Ben Bernanke Bonds and the greenBack

Discussion in 'Financial Futures' started by gharghur2, Nov 8, 2005.

  1. The FX market has been focusing A LOT lately on hawkish comments from the ECB and changes in interest rate differentials in favor of the Euro, so if bonds fall this week and yields go up, the FX market will get the interest rate reaction it needed to support the dollar again.

    Everything seems to be timed, as always. Markets are ONE big machine.
     
    #51     Jan 23, 2006
  2. totally agree!

    I see bonds in a bear market, and the dollar in a bull market.
    The dollar is getting oversold enough intermediate term to create a bottom. Any close under 87 will probably be sufficient.
     
    #52     Jan 23, 2006
  3. I keep trying to get short the long bond structurally. It goes a bit my way, then comes right back to where I sold it. I'm not losing any money on the play, just time value/opportunity cost. Kinda annoying. Sorry, but I think we do a lot of nothing for a while until the long end of the yield curve does anything. I continue to closely watch this, however.

    The stronger the USD gets, the better. Fantastic for buying foreign assets! Gimme, gimme, gimme....
     
    #53     Jan 24, 2006
  4. On Bonds, maybe you need to catch the low of this rising trendline?

    The Dollar, still looking for under 87 for a buy.
     
    #54     Jan 24, 2006
  5. Be careful with assumptions....Ben Bernacke aka "Helicopter Ben" (The Fed is dropping greenbacks into the USA via helicopter) may prove to be a SUPER inflation hawk...just like Greenspan was in 1986.

    Hello...anyone home...1986 was one year before....remember 1987 ?

    History tends to repeat itself.
     
    #55     Jan 24, 2006
  6. I remember 1987. The dollar had been going down and down and concerted Central bank efforts were then only having minor or temporary effects on currency fluctuations. Because the Fed was getting additional pressure from the FX market to increase interest rates, financial markets focused increasingly on trade data. So when the current-account balance deteriorated to a point where markets felt that monetary policy was going to be dictated by the need to save the greenback from collapsing, the outlook for interest rates suddenly pointed to conditions that would be too difficult for the economy to digest.
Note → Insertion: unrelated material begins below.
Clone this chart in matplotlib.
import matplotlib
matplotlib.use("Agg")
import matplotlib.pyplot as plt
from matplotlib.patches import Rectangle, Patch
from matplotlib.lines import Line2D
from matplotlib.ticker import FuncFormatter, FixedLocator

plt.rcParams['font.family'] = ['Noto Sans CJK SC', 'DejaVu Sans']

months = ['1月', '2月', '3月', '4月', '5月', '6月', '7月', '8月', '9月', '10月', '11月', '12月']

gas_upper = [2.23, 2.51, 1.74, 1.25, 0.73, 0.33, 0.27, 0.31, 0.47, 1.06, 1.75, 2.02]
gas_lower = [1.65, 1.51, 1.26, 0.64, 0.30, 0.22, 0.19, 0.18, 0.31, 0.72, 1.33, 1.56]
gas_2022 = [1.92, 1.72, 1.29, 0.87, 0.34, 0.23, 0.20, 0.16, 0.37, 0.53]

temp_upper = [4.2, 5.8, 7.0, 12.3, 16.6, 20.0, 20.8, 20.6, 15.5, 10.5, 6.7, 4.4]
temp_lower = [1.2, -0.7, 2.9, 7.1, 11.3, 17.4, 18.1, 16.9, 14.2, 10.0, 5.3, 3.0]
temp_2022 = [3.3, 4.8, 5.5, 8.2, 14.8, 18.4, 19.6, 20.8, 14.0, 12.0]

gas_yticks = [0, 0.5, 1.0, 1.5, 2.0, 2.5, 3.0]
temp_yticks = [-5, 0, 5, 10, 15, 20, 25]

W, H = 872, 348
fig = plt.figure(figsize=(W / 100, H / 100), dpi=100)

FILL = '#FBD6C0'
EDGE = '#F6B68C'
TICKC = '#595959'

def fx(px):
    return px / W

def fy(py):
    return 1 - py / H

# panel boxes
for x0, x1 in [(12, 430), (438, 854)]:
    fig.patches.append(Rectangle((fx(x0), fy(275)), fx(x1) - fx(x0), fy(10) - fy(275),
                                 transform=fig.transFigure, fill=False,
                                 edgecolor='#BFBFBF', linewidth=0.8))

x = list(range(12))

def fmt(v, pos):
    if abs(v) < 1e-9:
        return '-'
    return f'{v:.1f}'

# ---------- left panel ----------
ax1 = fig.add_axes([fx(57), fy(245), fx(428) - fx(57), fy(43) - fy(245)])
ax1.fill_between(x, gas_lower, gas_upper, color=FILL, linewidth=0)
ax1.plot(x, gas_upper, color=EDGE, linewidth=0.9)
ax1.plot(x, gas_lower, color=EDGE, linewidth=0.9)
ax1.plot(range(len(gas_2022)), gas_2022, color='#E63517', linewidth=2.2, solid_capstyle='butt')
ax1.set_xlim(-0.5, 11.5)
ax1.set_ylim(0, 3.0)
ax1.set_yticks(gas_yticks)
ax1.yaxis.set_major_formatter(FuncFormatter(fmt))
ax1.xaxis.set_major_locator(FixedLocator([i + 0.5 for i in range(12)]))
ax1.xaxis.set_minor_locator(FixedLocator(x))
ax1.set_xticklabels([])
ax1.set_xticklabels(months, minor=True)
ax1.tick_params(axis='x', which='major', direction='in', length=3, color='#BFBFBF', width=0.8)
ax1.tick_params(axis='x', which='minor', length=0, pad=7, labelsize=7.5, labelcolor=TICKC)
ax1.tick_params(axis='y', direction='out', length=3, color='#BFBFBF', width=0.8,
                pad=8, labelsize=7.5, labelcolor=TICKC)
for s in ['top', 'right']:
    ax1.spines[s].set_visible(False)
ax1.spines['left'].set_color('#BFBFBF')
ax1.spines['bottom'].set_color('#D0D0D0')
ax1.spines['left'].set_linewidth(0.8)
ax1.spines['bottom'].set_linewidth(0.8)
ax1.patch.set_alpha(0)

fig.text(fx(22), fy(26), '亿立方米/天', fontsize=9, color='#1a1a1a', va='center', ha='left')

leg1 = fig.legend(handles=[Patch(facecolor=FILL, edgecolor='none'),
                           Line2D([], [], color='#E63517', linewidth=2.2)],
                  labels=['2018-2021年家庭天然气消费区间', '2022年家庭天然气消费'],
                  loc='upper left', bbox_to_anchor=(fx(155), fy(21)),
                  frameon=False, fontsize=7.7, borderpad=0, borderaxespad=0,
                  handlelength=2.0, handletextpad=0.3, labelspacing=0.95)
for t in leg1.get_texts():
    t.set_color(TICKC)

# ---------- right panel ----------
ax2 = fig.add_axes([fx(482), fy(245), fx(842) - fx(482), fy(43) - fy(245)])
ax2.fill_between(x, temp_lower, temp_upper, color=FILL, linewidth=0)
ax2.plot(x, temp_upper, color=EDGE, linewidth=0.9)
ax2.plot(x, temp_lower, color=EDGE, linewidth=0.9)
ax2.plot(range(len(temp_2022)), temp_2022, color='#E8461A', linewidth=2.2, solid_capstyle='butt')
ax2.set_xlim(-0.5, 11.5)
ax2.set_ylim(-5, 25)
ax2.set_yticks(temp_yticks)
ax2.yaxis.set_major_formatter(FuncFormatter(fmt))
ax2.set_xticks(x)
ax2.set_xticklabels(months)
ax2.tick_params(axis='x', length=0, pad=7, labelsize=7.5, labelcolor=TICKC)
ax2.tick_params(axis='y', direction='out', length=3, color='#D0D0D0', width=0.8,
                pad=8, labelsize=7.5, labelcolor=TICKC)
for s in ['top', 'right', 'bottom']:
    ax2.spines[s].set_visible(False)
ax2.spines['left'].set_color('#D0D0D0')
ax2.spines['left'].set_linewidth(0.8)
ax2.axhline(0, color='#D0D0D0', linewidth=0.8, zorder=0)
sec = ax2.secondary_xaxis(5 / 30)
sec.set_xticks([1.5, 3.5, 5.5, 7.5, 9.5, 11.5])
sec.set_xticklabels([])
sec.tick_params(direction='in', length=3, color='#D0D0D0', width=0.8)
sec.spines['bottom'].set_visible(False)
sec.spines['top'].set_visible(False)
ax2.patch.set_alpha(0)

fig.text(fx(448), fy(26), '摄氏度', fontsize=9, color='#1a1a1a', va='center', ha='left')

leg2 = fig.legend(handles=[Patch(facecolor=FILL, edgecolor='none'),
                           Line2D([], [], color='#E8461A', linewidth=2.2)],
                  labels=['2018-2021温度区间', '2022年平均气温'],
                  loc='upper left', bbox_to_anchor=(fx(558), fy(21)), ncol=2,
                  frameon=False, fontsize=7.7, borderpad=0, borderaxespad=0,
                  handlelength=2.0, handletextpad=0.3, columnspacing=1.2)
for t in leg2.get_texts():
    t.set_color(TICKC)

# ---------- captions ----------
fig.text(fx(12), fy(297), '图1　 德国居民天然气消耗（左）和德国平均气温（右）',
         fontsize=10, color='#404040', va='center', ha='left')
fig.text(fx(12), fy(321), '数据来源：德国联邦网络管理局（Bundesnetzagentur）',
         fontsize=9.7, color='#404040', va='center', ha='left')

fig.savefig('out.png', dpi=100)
    I also remember a show in August 1987 where two economists were invited to talk about the direction of the economy after a few years of strong growth, and thinking that I had absolutely no idea about that myself. One of them answered by putting a bowl of spaghettis on the table and explained that the confusion in that bowl was exactly what was in people's mind in regards to growth prospects. I always remembered that bowl of spaghetti and it has always been the best representation of my state of confusion when trends are about to reverse (up or down).
     
    #56     Jan 24, 2006
  7. Hey Steve, nice analogy.

    Did someone say inflation?
    Crude in a bull market, Gold in a bull market, Bonds in a bear market...sounds like inflationary expectations to me.
     
    #57     Jan 24, 2006
  8. It looks like we have a new market consensus. In the next few weeks, news and events will be evaluated with the sentiment that the economy is stronger than previously thought. Oil prices seem to be stabilizing -- correcting from an emotional jump(Iran) but with limited downside because of economic growth.
     
    #58     Jan 26, 2006
  9. And as you know, market consensus is a lagging indicator.
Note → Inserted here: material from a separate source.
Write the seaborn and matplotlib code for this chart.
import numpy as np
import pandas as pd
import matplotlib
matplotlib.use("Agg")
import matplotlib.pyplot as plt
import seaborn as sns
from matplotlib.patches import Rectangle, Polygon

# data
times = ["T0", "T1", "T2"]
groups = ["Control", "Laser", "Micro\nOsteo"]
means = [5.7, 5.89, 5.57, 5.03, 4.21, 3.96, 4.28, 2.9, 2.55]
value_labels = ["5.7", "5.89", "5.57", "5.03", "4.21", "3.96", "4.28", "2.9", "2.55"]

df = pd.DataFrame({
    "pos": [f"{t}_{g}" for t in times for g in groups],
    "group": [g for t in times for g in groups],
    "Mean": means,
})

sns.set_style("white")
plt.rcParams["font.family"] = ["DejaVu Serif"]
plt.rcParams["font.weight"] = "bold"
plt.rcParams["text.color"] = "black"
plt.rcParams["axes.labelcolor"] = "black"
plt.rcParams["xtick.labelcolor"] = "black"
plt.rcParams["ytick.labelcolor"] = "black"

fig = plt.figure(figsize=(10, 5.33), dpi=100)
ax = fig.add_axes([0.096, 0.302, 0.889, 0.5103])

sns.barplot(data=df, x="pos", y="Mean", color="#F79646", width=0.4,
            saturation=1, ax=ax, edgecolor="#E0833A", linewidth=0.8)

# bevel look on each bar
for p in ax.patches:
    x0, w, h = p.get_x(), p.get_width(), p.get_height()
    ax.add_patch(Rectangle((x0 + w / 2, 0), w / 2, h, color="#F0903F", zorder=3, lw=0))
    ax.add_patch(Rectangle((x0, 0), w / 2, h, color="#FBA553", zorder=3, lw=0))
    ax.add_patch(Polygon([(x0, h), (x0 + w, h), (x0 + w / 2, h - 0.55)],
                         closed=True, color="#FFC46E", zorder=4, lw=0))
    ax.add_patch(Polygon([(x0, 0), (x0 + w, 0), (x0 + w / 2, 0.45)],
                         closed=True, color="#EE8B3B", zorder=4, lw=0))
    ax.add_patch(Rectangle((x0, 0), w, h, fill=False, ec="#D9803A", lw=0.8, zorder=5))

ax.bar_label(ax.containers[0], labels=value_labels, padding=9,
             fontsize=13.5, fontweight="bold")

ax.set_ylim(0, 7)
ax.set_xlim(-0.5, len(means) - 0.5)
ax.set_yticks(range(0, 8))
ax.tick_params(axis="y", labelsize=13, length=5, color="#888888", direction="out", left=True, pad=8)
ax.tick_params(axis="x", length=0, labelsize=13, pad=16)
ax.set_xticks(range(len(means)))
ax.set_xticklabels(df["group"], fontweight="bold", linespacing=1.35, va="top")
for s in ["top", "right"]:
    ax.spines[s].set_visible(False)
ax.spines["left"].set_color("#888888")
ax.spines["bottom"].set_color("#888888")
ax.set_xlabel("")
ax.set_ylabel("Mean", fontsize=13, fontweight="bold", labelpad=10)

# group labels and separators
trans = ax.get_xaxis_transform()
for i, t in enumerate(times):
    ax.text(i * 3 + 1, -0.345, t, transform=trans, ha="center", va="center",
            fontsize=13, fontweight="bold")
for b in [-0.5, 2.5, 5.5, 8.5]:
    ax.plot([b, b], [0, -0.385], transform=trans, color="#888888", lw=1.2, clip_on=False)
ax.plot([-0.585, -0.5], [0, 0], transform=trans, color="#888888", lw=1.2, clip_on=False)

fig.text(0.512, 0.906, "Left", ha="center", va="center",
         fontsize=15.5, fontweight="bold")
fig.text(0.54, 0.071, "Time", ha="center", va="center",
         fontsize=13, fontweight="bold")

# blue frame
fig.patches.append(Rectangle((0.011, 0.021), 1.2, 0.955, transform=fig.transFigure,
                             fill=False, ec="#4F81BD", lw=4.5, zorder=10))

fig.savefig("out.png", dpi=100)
    The economy is still the same, chugging along irregardless of the increases in oil prices. But there comes a point when the impact will be felt. Maybe by year end!
     
    #59     Jan 26, 2006
  10. Actually you're right, market consensus builds up gradually so it is somehow lagging. The key is to see it change direction and how it evolves before it takes it's final form, which is what you and I were actually doing in this thread. We only have slightly diverging views on oil (as always we never agree on that particular commodity). The consensus before was that the economy has slowed down, that the Fed recognized it and was going to cut us some slack.

    To know the current market consensus is still an edge because it is the filter or bias through which information is processed.